Our current goal is to get back to the Schrödinger equation, this time expressed in a basis. To do this, we need to build the kinetic and potential energy operators from our position and momentum operators. We use our knowledge of classical mechanics as a guide to do this building, by following the same functional form. The kinetic energy can be expressed in terms of the momentum and mass, so we have:

\[ \widehat {KE} = \dfrac{\widehat p^2}{2m} \]

[Note: The mass is a c-number, so there is no need to go out of our way to express it as an operator.]

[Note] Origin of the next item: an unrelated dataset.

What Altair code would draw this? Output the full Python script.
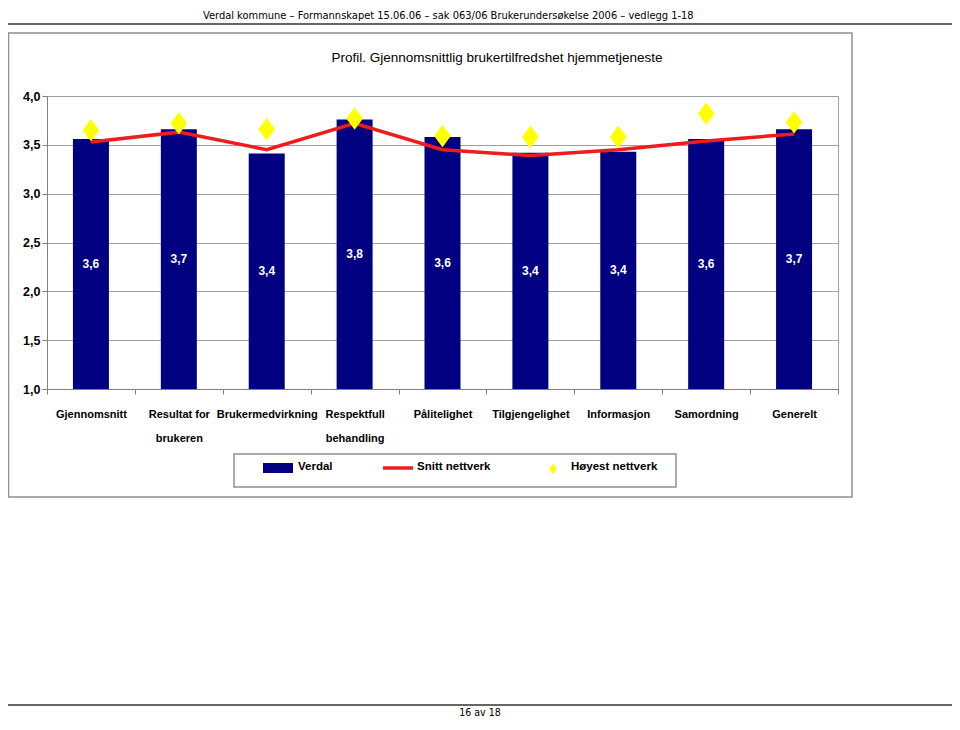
import altair as alt
import pandas as pd

# ---- data ----
categories = ["Gjennomsnitt", "Resultat for|brukeren", "Brukermedvirkning",
              "Respektfull|behandling", "Pålitelighet", "Tilgjengelighet",
              "Informasjon", "Samordning", "Generelt"]
verdal = [3.56, 3.66, 3.41, 3.76, 3.58, 3.42, 3.43, 3.56, 3.66]
snitt_nettverk = [3.53, 3.63, 3.45, 3.72, 3.45, 3.39, 3.45, 3.54, 3.61]
hoyest_nettverk = [3.65, 3.72, 3.66, 3.77, 3.59, 3.58, 3.58, 3.82, 3.73]
y_ticks = [1.0, 1.5, 2.0, 2.5, 3.0, 3.5, 4.0]
legend_labels = ["Verdal", "Snitt nettverk", "Høyest nettverk"]

title_text = "Profil. Gjennomsnittlig brukertilfredshet hjemmetjeneste"
header_text = "Verdal kommune \u2013 Formannskapet 15.06.06 \u2013 sak 063/06 Brukerundersøkelse 2006 \u2013 vedlegg 1-18"
footer_text = "16 av 18"

NAVY = "#000080"
RED = "#ee1c1c"
YELLOW = "#ffff00"
FONT = "Liberation Sans"

df = pd.DataFrame({
    "kategori": categories,
    "verdal": verdal,
    "snitt": snitt_nettverk,
    "hoyest": hoyest_nettverk,
})

W, H = 791, 293

x_enc = alt.X(
    "kategori:N", sort=categories, title=None,
    scale=alt.Scale(paddingInner=0, paddingOuter=0),
    axis=alt.Axis(
        labelAngle=0, labelExpr="split(datum.label, '|')",
        labelLineHeight=24, labelFont=FONT, labelFontSize=11,
        labelFontWeight="bold", labelColor="#000000", labelPadding=14,
        labelOverlap=False, labelLimit=0, tickBand="extent", tickSize=5,
        tickColor="#808080", domainColor="#808080", grid=False,
    ),
)
y_scale = alt.Scale(domain=[1, 4], zero=False, nice=False)

base = alt.Chart(df)

bars = base.mark_bar(width=36, color=NAVY).encode(
    x=x_enc,
    y=alt.Y("verdal:Q", scale=y_scale, title=None,
            axis=alt.Axis(values=y_ticks,
                          labelExpr="replace(format(datum.value, '.1f'), '.', ',')",
                          labelFont=FONT, labelFontSize=12.5, labelFontWeight="bold",
                          labelColor="#000000", labelPadding=2, tickSize=5,
                          tickColor="#808080", domainColor="#808080",
                          grid=True, gridColor="#a0a0a0", gridWidth=1)),
    y2=alt.Y2(datum=1),
)

bar_labels = base.transform_calculate(
    mid="(datum.verdal + 1) / 2",
    txt="replace(format(datum.verdal, '.1f'), '.', ',')",
).mark_text(font=FONT, fontSize=12, fontWeight="bold", color="white").encode(
    x=alt.X("kategori:N", sort=categories),
    y=alt.Y("mid:Q", scale=y_scale),
    text="txt:N",
)

line = base.mark_line(color=RED, strokeWidth=3.5).encode(
    x=alt.X("kategori:N", sort=categories),
    y=alt.Y("snitt:Q", scale=y_scale),
)

diamond = "M0,-1L0.75,0L0,1L-0.75,0Z"
points = base.mark_point(shape=diamond, filled=True, color=YELLOW, size=500, opacity=1).encode(
    x=alt.X("kategori:N", sort=categories),
    y=alt.Y("hoyest:Q", scale=y_scale),
)

one = pd.DataFrame({"a": [0]})
deco = alt.Chart(one)

# outer chart frame
frame = deco.mark_rect(fill=None, stroke="#909090", strokeWidth=1.5).encode(
    x=alt.value(-38.5), x2=alt.value(805), y=alt.value(-63), y2=alt.value(401))

title = deco.mark_text(font=FONT, fontSize=13.5, color="#000000").encode(
    x=alt.value(450), y=alt.value(-38), text=alt.value(title_text))

header = deco.mark_text(font="DejaVu Sans Condensed", fontSize=11, color="#000000",
                        align="left", baseline="bottom").encode(
    x=alt.value(156), y=alt.value(-75), text=alt.value(header_text))
header_rule = deco.mark_rule(color="#333333", strokeWidth=1.5).encode(
    x=alt.value(-47), x2=alt.value(913), y=alt.value(-72))

footer_rule = deco.mark_rule(color="#333333", strokeWidth=1.5).encode(
    x=alt.value(-47), x2=alt.value(913), y=alt.value(609))
footer = deco.mark_text(font="DejaVu Sans Condensed", fontSize=10.5, color="#000000",
                        baseline="alphabetic").encode(
    x=alt.value(433), y=alt.value(620), text=alt.value(footer_text))

# legend box
leg_box = deco.mark_rect(fill="white", stroke="#909090", strokeWidth=1.5).encode(
    x=alt.value(187), x2=alt.value(629), y=alt.value(358), y2=alt.value(391))
leg_rect = deco.mark_rect(color=NAVY).encode(
    x=alt.value(216), x2=alt.value(246), y=alt.value(367), y2=alt.value(377))
leg_line = deco.mark_rule(color=RED, strokeWidth=3.5).encode(
    x=alt.value(336), x2=alt.value(366), y=alt.value(372))
leg_pt = deco.mark_point(shape=diamond, filled=True, color=YELLOW, size=110, opacity=1).encode(
    x=alt.value(506), y=alt.value(373))
leg_df = pd.DataFrame({"label": legend_labels, "px": [251, 370, 524]})
leg_text = alt.Chart(leg_df).mark_text(font=FONT, fontSize=11.5, fontWeight="bold",
                                       color="#000000", align="left").encode(
    x=alt.X("px:Q", scale=None), y=alt.value(371), text="label:N")

chart = alt.layer(
    frame, header, header_rule, footer_rule, footer, title,
    bars, bar_labels, line, points,
    leg_box, leg_rect, leg_line, leg_pt, leg_text,
).properties(
    width=W, height=H,
    autosize=alt.AutoSizeParams(type="none"),
    padding={"left": 39, "top": 88, "right": 114, "bottom": 333},
    background="white",
).configure_view(stroke="#a0a0a0", strokeWidth=1)

chart.save("out.html", embed_options={"renderer": "svg", "actions": False})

What does "squaring" an operator mean? Well, if a square operator acts on a wave function, then it essentially acts twice. That is, it acts once, creating a new wave function, then acts again, creating another. In momentum space, the kinetic energy operator is simply just the square of the momentum divided by twice the mass. But in position space, where the momentum vector is proportional to a derivative, it is proportional to the second derivative:

\[ \widehat {KE}_x = \dfrac{1}{2m} \left[ -i\hbar \dfrac{d}{dx}\right] \left[ -i\hbar \dfrac{d}{dx}\right] = -\dfrac{\hbar^2}{2m}\dfrac{d^2}{dx^2} \]

What about the potential energy? Well, we can't build that unless we know the specific conditions to which the particle is subjected. One thing we will do, however, is assume that the potential energy function does not vary with momentum (or time). This means that it can be built strictly out of combinations of \(x\)'s:

\[ \widehat {PE}_x = V\left(x\right) \]

Schrödinger's Equation

At last we can write down Schrödinger's equation in terms of the wave function. If we use position space, then we have the kinetic energy giving us a second derivative, while the potential energy operator becomes just a function of \(x\). Including Equation 2.2.1 and Equation 2.28, we have:

\[ \widehat H \psi\left(x,t\right) = i\hbar \dfrac{\partial}{\partial t} \psi\left(x,t\right) \;\;\; \Rightarrow \;\;\; -\dfrac{\hbar^2}{2m}\dfrac{\partial^2}{\partial x^2}\psi\left(x,t\right) + V\left(x\right) \psi\left(x,t\right) = i\hbar \dfrac{\partial}{\partial t} \psi\left(x,t\right) \]

You'll notice that the derivatives that came from the momentum in the kinetic energy are written as partial derivatives here. This is because the wave function is a function of two variables.

Schrödinger's equation can also be expressed in momentum space, though the potential operator can become troublesome, with the \(x\) operators contained in the potential energy function having to be expressed as derivatives with respect to momentum. Technically it can be done, since whatever the function is, it can be expressed as a power series in \(x\), and then the \(n^{th}\) power of \(x\) simply converts into \(n\) consecutive derivatives. But this is likely to be a significantly tougher way to get the momentum space solution to Schrödinger's equation than solving the differential equation for the position space wave function, followed by taking a fourier transform to get the momentum space wave function.